Trust a site only if careful readers would trust those who maintain it. If you don't know who maintains it, be skeptical.

4.4.2.3 Evaluate the Reliability of Library-Quality Sources

In most cases, beginning researchers are not expected to screen their sources as carefully as a professional must: library quality is usually enough. But when you do have to be more demanding, look for these additional signs of reliability:

1. The author is a reputable scholar. Most publications cite an author's academic credentials; you can find more with a search engine.

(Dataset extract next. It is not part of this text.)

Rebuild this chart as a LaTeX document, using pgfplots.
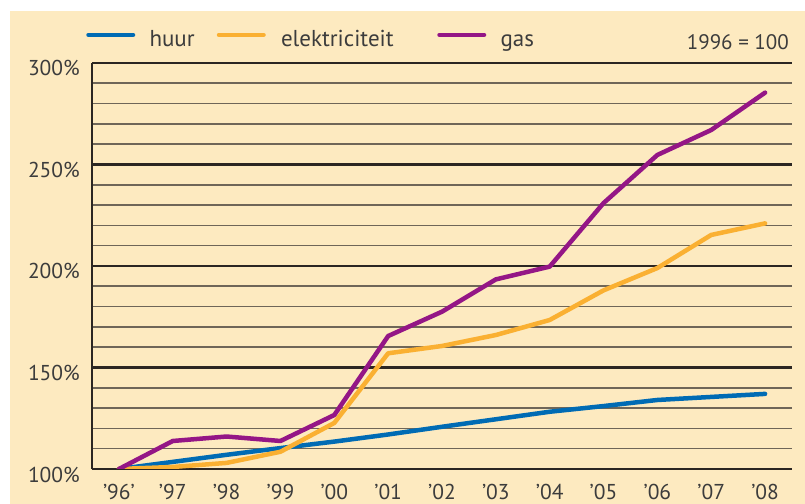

2. The source is current. How quickly a source goes out-of-date varies by subject, so check with someone who knows the field. For articles in the social sciences, more than ten years pushes the limit. For books, figure fifteen or so. Publications in the humanities have a longer shelf life.

3. The source is published by a reputable press. You can trust most university presses, especially at well-known schools. You can trust some commercial presses in some fields, such as Norton in literature, Ablex in sciences, or West in the law. Be skeptical of a commercial book that makes sensational claims, even if its author has a PhD.

4. The article was peer-reviewed. Most scholarly journals, both print and online, publish an article only after it has been peer-reviewed by experts. Few popular magazines do that. If an article hasn't been peer-reviewed, use it cautiously.

Those signs don't guarantee that a source is reliable, but they should give you some confidence in it. If you can't find reliable sources, admit the limits of the ones you have.